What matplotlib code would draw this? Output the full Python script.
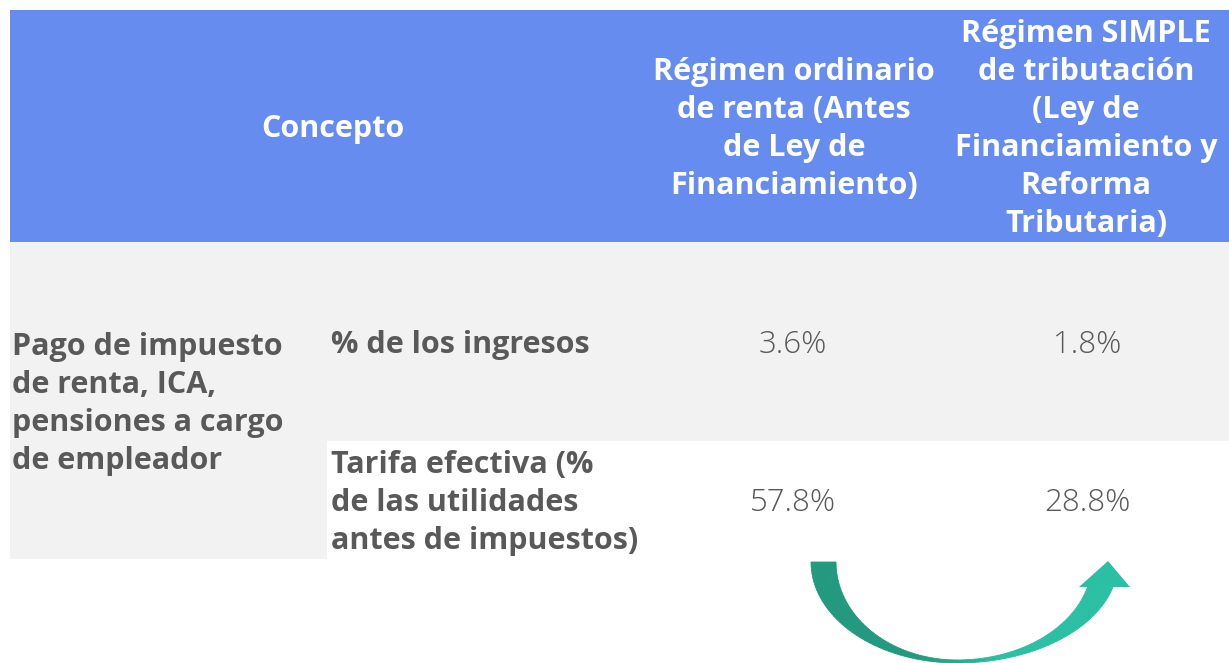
import numpy as np
import matplotlib
matplotlib.use("Agg")
import matplotlib.pyplot as plt
from matplotlib.patches import Rectangle, Polygon
from matplotlib.colors import to_rgb

# --- table content ---
header_concept = "Concepto"
header_regimes = [
    "Régimen ordinario\nde renta (Antes\nde Ley de\nFinanciamiento)",
    "Régimen SIMPLE\nde tributación\n(Ley de\nFinanciamiento y\nReforma\nTributaria)",
]
row_group = "Pago de impuesto\nde renta, ICA,\npensiones a cargo\nde empleador"
row_labels = ["% de los ingresos", "Tarifa efectiva (%\nde las utilidades\nantes de impuestos)"]
values_ordinario = ["3.6%", "57.8%"]
values_simple = ["1.8%", "28.8%"]

BLUE = "#678cf0"
GRAY = "#f2f2f2"
TXT = "#595959"
FONT = "Open Sans"

fig = plt.figure(figsize=(12.29, 6.63), dpi=100)
ax = fig.add_axes([0, 0, 1, 1])
ax.set_xlim(0, 1229)
ax.set_ylim(663, 0)
ax.axis("off")

# cell backgrounds
ax.add_patch(Rectangle((10, 10), 1219, 232, color=BLUE, lw=0))
ax.add_patch(Rectangle((10, 242), 1219, 199, color=GRAY, lw=0))
ax.add_patch(Rectangle((10, 441), 317, 118, color=GRAY, lw=0))

fs = 22
ls = 1.35
ax.text(333, 129, header_concept, ha="center", va="center", color="white",
        fontsize=fs, fontweight="bold", family=FONT)
for xc, txt in zip([794, 1086], header_regimes):
    ax.text(xc, 129, txt, ha="center", va="center", color="white", fontsize=fs,
            fontweight="bold", family=FONT, linespacing=ls, multialignment="center")

ax.text(12, 404, row_group, ha="left", va="center", color=TXT, fontsize=fs,
        fontweight="bold", family=FONT, linespacing=ls)
row_y = [345, 503]
for y, lab, v1, v2 in zip(row_y, row_labels, values_ordinario, values_simple):
    ax.text(331, y, lab, ha="left", va="center", color=TXT, fontsize=fs,
            fontweight="bold", family=FONT, linespacing=ls)
    ax.text(793, y, v1, ha="center", va="center", color=TXT, fontsize=22.5,
            fontweight=300, family=FONT)
    ax.text(1087, y, v2, ha="center", va="center", color=TXT, fontsize=22.5,
            fontweight=300, family=FONT)

# --- curved arrow (gradient teal) ---
cx, cy = 957, 562
dark, light = np.array(to_rgb("#23997f")), np.array(to_rgb("#2bbfa3"))
t_left = np.linspace(np.pi, np.pi / 2, 40)
t_right_end = np.arcsin(25 / 100)
t_right = np.linspace(np.pi / 2, t_right_end, 40)

def seg_color(x):
    f = np.clip((x - 920) / 80, 0, 1)
    return dark * (1 - f) + light * f

def draw_band(ts, ro, ri):
    for a, b in zip(ts[:-1], ts[1:]):
        pts = [
            (cx + ro[0] * np.cos(a), cy + ro[1] * np.sin(a)),
            (cx + ro[0] * np.cos(b), cy + ro[1] * np.sin(b)),
            (cx + ri[0] * np.cos(b), cy + ri[1] * np.sin(b)),
            (cx + ri[0] * np.cos(a), cy + ri[1] * np.sin(a)),
        ]
        xm = np.mean([p[0] for p in pts])
        ax.add_patch(Polygon(pts, closed=True, color=seg_color(xm), lw=0.6,
                             ec=seg_color(xm)))

draw_band(t_left, (146, 101), (121, 98))
draw_band(t_right, (161, 101), (135, 98))
ax.add_patch(Polygon([(1079, 587), (1130, 587), (1108, 561)], closed=True,
                     color=light, lw=0))

fig.savefig("out.png", dpi=100)
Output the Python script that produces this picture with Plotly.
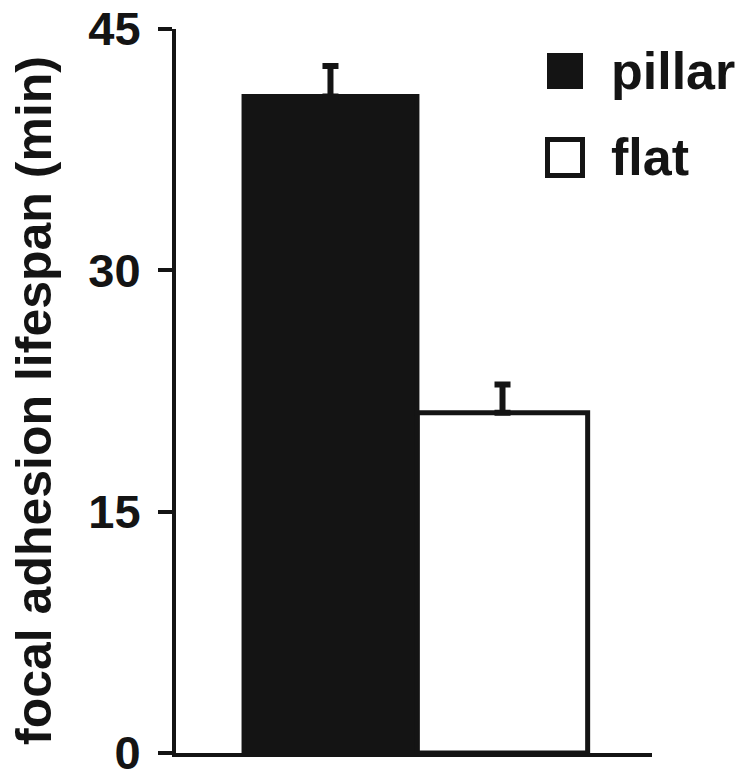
================================
* What you have to do
Repeat the material verbatim. Do not carry over any picture.

* Written solution
What matplotlib code would draw this? Output the full Python script.
import numpy as np
import matplotlib
matplotlib.use("Agg")
import matplotlib.pyplot as plt
from matplotlib.patches import Rectangle, Polygon
from matplotlib.colors import to_rgb

# --- table content ---
header_concept = "Concepto"
header_regimes = [
    "Régimen ordinario\nde renta (Antes\nde Ley de\nFinanciamiento)",
    "Régimen SIMPLE\nde tributación\n(Ley de\nFinanciamiento y\nReforma\nTributaria)",
]
row_group = "Pago de impuesto\nde renta, ICA,\npensiones a cargo\nde empleador"
row_labels = ["% de los ingresos", "Tarifa efectiva (%\nde las utilidades\nantes de impuestos)"]
values_ordinario = ["3.6%", "57.8%"]
values_simple = ["1.8%", "28.8%"]

BLUE = "#678cf0"
GRAY = "#f2f2f2"
TXT = "#595959"
FONT = "Open Sans"

fig = plt.figure(figsize=(12.29, 6.63), dpi=100)
ax = fig.add_axes([0, 0, 1, 1])
ax.set_xlim(0, 1229)
ax.set_ylim(663, 0)
ax.axis("off")

# cell backgrounds
ax.add_patch(Rectangle((10, 10), 1219, 232, color=BLUE, lw=0))
ax.add_patch(Rectangle((10, 242), 1219, 199, color=GRAY, lw=0))
ax.add_patch(Rectangle((10, 441), 317, 118, color=GRAY, lw=0))

fs = 22
ls = 1.35
ax.text(333, 129, header_concept, ha="center", va="center", color="white",
        fontsize=fs, fontweight="bold", family=FONT)
for xc, txt in zip([794, 1086], header_regimes):
    ax.text(xc, 129, txt, ha="center", va="center", color="white", fontsize=fs,
            fontweight="bold", family=FONT, linespacing=ls, multialignment="center")

ax.text(12, 404, row_group, ha="left", va="center", color=TXT, fontsize=fs,
        fontweight="bold", family=FONT, linespacing=ls)
row_y = [345, 503]
for y, lab, v1, v2 in zip(row_y, row_labels, values_ordinario, values_simple):
    ax.text(331, y, lab, ha="left", va="center", color=TXT, fontsize=fs,
            fontweight="bold", family=FONT, linespacing=ls)
    ax.text(793, y, v1, ha="center", va="center", color=TXT, fontsize=22.5,
            fontweight=300, family=FONT)
    ax.text(1087, y, v2, ha="center", va="center", color=TXT, fontsize=22.5,
            fontweight=300, family=FONT)

# --- curved arrow (gradient teal) ---
cx, cy = 957, 562
dark, light = np.array(to_rgb("#23997f")), np.array(to_rgb("#2bbfa3"))
t_left = np.linspace(np.pi, np.pi / 2, 40)
t_right_end = np.arcsin(25 / 100)
t_right = np.linspace(np.pi / 2, t_right_end, 40)

def seg_color(x):
    f = np.clip((x - 920) / 80, 0, 1)
    return dark * (1 - f) + light * f

def draw_band(ts, ro, ri):
    for a, b in zip(ts[:-1], ts[1:]):
        pts = [
            (cx + ro[0] * np.cos(a), cy + ro[1] * np.sin(a)),
            (cx + ro[0] * np.cos(b), cy + ro[1] * np.sin(b)),
            (cx + ri[0] * np.cos(b), cy + ri[1] * np.sin(b)),
            (cx + ri[0] * np.cos(a), cy + ri[1] * np.sin(a)),
        ]
        xm = np.mean([p[0] for p in pts])
        ax.add_patch(Polygon(pts, closed=True, color=seg_color(xm), lw=0.6,
                             ec=seg_color(xm)))

draw_band(t_left, (146, 101), (121, 98))
draw_band(t_right, (161, 101), (135, 98))
ax.add_patch(Polygon([(1079, 587), (1130, 587), (1108, 561)], closed=True,
                     color=light, lw=0))

fig.savefig("out.png", dpi=100)
Output the Python script that produces this picture with Plotly.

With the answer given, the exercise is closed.